◆ TASK DETAILS:
Faithfully return all lines, omitting every embedded picture.

◆ DATA SEGMENT:

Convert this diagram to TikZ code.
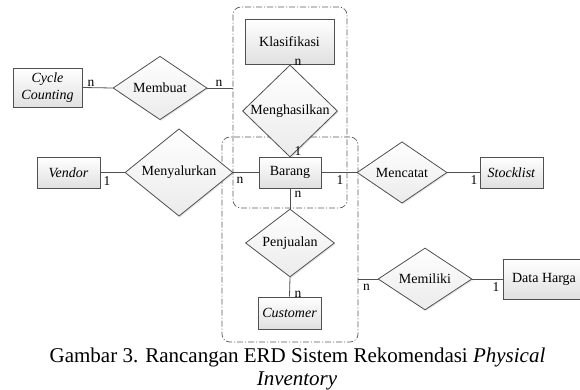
\documentclass[tikz,border=0pt]{standalone}
\usepackage{fontspec}
\setmainfont{Liberation Serif}
\usetikzlibrary{shapes.geometric,shadows}
\definecolor{edgegray}{HTML}{505050}
\definecolor{dashgray}{HTML}{5A5A5A}
\tikzset{
  ent/.style={rectangle, draw=edgegray, line width=0.8pt, top color=white, bottom color=black!12,
     drop shadow={shadow xshift=1.2pt, shadow yshift=-1.2pt, opacity=0.25},
     inner sep=1pt, font=\fontsize{14}{15}\selectfont, align=center},
  rel/.style={diamond, draw=edgegray, line width=0.8pt, top color=white, bottom color=black!8,
     drop shadow={shadow xshift=1.2pt, shadow yshift=-1.2pt, opacity=0.2},
     inner sep=0pt, font=\fontsize{14}{15}\selectfont},
  grp/.style={rectangle, draw=dashgray, line width=0.7pt, rounded corners=8pt,
     dash pattern=on 6pt off 2pt on 1pt off 2pt},
  conn/.style={draw=edgegray, line width=0.8pt},
  lab/.style={inner sep=0pt, font=\fontsize{13.5}{14}\selectfont}
}
\begin{document}
\begin{tikzpicture}[x=1pt,y=-1pt]
\useasboundingbox (0,0) rectangle (580,390);
% groups
\node[grp, minimum width=114pt, minimum height=201pt] (g1) at (290,107.5) {};
\node[grp, minimum width=136pt, minimum height=205pt] (g2) at (290,239.5) {};
% entities
\node[ent, minimum width=89pt, minimum height=45pt] (kla) at (289.5,41.5) {Klasifikasi};
\node[ent, minimum width=62pt, minimum height=31pt] (bar) at (290,172.5) {Barang};
\node[ent, minimum width=63pt, minimum height=32pt] (cus) at (289.5,313) {\textit{Customer}};
\node[ent, minimum width=69pt, minimum height=39pt, font=\fontsize{14}{17}\selectfont] (cyc) at (47.5,87.5) {\textit{Cycle}\\\textit{Counting}};
\node[ent, minimum width=63pt, minimum height=31pt] (ven) at (68.5,172.5) {\textit{Vendor}};
\node[ent, minimum width=63pt, minimum height=31pt] (sto) at (511.5,172.5) {\textit{Stocklist}};
\node[ent, minimum width=82pt, minimum height=40pt] (har) at (544,279) {Data Harga};
% relationships
\node[rel, minimum width=95pt, minimum height=52pt] (men) at (290,111) {Menghasilkan};
\node[rel, minimum width=89pt, minimum height=58pt] (pen) at (290,243) {Penjualan};
\node[rel, minimum width=94pt, minimum height=55pt] (mem) at (160,88) {Membuat};
\node[rel, minimum width=108pt, minimum height=56pt] (mny) at (179,172.5) {Menyalurkan};
\node[rel, minimum width=90pt, minimum height=46pt] (mct) at (402,172.5) {Mencatat};
\node[rel, minimum width=94pt, minimum height=48pt] (mil) at (425,279) {Memiliki};
% connectors
\draw[conn] (kla.south) -- (men.north);
\draw[conn] (men.south) -- (bar.north);
\draw[conn] (bar.south) -- (pen.north);
\draw[conn] (pen.south) -- (cus.north);
\draw[conn] (cyc.east) -- (mem.west);
\draw[conn] (mem.east) -- (mem.east -| g1.west);
\draw[conn] (ven.east) -- (mny.west);
\draw[conn] (mny.east) -- (bar.west);
\draw[conn] (bar.east) -- (mct.west);
\draw[conn] (mct.east) -- (sto.west);
\draw[conn] (mil.west -| g2.east) -- (mil.west);
\draw[conn] (mil.east) -- (har.west);
% cardinalities
\node[lab] (l1) at (91,83.5) {n};
\node[lab] (l2) at (219,83.5) {n};
\node[lab] (l3) at (298,62) {n};
\node[lab] (l4) at (298,151.5) {1};
\node[lab] (l5) at (107,181) {1};
\node[lab] (l6) at (240,180) {n};
\node[lab] (l7) at (340,180) {1};
\node[lab] (l8) at (474,180) {1};
\node[lab] (l9) at (298,194) {n};
\node[lab] (l10) at (298,294) {n};
\node[lab] (l11) at (366.5,287) {n};
\node[lab] (l12) at (496,287) {1};
% caption
\node[anchor=base, inner sep=0pt, font=\fontsize{21}{24}\selectfont] (cap1) at (297.5,362) {Gambar 3. Rancangan ERD Sistem Rekomendasi \textit{Physical}};
\node[anchor=base, inner sep=0pt, font=\fontsize{21}{24}\selectfont] (cap2) at (297,385) {\textit{Inventory}};
\end{tikzpicture}
\end{document}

◆ CORRECT OUTPUT:
Convert this diagram to TikZ code.
\documentclass[tikz,border=0pt]{standalone}
\usepackage{fontspec}
\setmainfont{Liberation Serif}
\usetikzlibrary{shapes.geometric,shadows}
\definecolor{edgegray}{HTML}{505050}
\definecolor{dashgray}{HTML}{5A5A5A}
\tikzset{
  ent/.style={rectangle, draw=edgegray, line width=0.8pt, top color=white, bottom color=black!12,
     drop shadow={shadow xshift=1.2pt, shadow yshift=-1.2pt, opacity=0.25},
     inner sep=1pt, font=\fontsize{14}{15}\selectfont, align=center},
  rel/.style={diamond, draw=edgegray, line width=0.8pt, top color=white, bottom color=black!8,
     drop shadow={shadow xshift=1.2pt, shadow yshift=-1.2pt, opacity=0.2},
     inner sep=0pt, font=\fontsize{14}{15}\selectfont},
  grp/.style={rectangle, draw=dashgray, line width=0.7pt, rounded corners=8pt,
     dash pattern=on 6pt off 2pt on 1pt off 2pt},
  conn/.style={draw=edgegray, line width=0.8pt},
  lab/.style={inner sep=0pt, font=\fontsize{13.5}{14}\selectfont}
}
\begin{document}
\begin{tikzpicture}[x=1pt,y=-1pt]
\useasboundingbox (0,0) rectangle (580,390);
% groups
\node[grp, minimum width=114pt, minimum height=201pt] (g1) at (290,107.5) {};
\node[grp, minimum width=136pt, minimum height=205pt] (g2) at (290,239.5) {};
% entities
\node[ent, minimum width=89pt, minimum height=45pt] (kla) at (289.5,41.5) {Klasifikasi};
\node[ent, minimum width=62pt, minimum height=31pt] (bar) at (290,172.5) {Barang};
\node[ent, minimum width=63pt, minimum height=32pt] (cus) at (289.5,313) {\textit{Customer}};
\node[ent, minimum width=69pt, minimum height=39pt, font=\fontsize{14}{17}\selectfont] (cyc) at (47.5,87.5) {\textit{Cycle}\\\textit{Counting}};
\node[ent, minimum width=63pt, minimum height=31pt] (ven) at (68.5,172.5) {\textit{Vendor}};
\node[ent, minimum width=63pt, minimum height=31pt] (sto) at (511.5,172.5) {\textit{Stocklist}};
\node[ent, minimum width=82pt, minimum height=40pt] (har) at (544,279) {Data Harga};
% relationships
\node[rel, minimum width=95pt, minimum height=52pt] (men) at (290,111) {Menghasilkan};
\node[rel, minimum width=89pt, minimum height=58pt] (pen) at (290,243) {Penjualan};
\node[rel, minimum width=94pt, minimum height=55pt] (mem) at (160,88) {Membuat};
\node[rel, minimum width=108pt, minimum height=56pt] (mny) at (179,172.5) {Menyalurkan};
\node[rel, minimum width=90pt, minimum height=46pt] (mct) at (402,172.5) {Mencatat};
\node[rel, minimum width=94pt, minimum height=48pt] (mil) at (425,279) {Memiliki};
% connectors
\draw[conn] (kla.south) -- (men.north);
\draw[conn] (men.south) -- (bar.north);
\draw[conn] (bar.south) -- (pen.north);
\draw[conn] (pen.south) -- (cus.north);
\draw[conn] (cyc.east) -- (mem.west);
\draw[conn] (mem.east) -- (mem.east -| g1.west);
\draw[conn] (ven.east) -- (mny.west);
\draw[conn] (mny.east) -- (bar.west);
\draw[conn] (bar.east) -- (mct.west);
\draw[conn] (mct.east) -- (sto.west);
\draw[conn] (mil.west -| g2.east) -- (mil.west);
\draw[conn] (mil.east) -- (har.west);
% cardinalities
\node[lab] (l1) at (91,83.5) {n};
\node[lab] (l2) at (219,83.5) {n};
\node[lab] (l3) at (298,62) {n};
\node[lab] (l4) at (298,151.5) {1};
\node[lab] (l5) at (107,181) {1};
\node[lab] (l6) at (240,180) {n};
\node[lab] (l7) at (340,180) {1};
\node[lab] (l8) at (474,180) {1};
\node[lab] (l9) at (298,194) {n};
\node[lab] (l10) at (298,294) {n};
\node[lab] (l11) at (366.5,287) {n};
\node[lab] (l12) at (496,287) {1};
% caption
\node[anchor=base, inner sep=0pt, font=\fontsize{21}{24}\selectfont] (cap1) at (297.5,362) {Gambar 3. Rancangan ERD Sistem Rekomendasi \textit{Physical}};
\node[anchor=base, inner sep=0pt, font=\fontsize{21}{24}\selectfont] (cap2) at (297,385) {\textit{Inventory}};
\end{tikzpicture}
\end{document}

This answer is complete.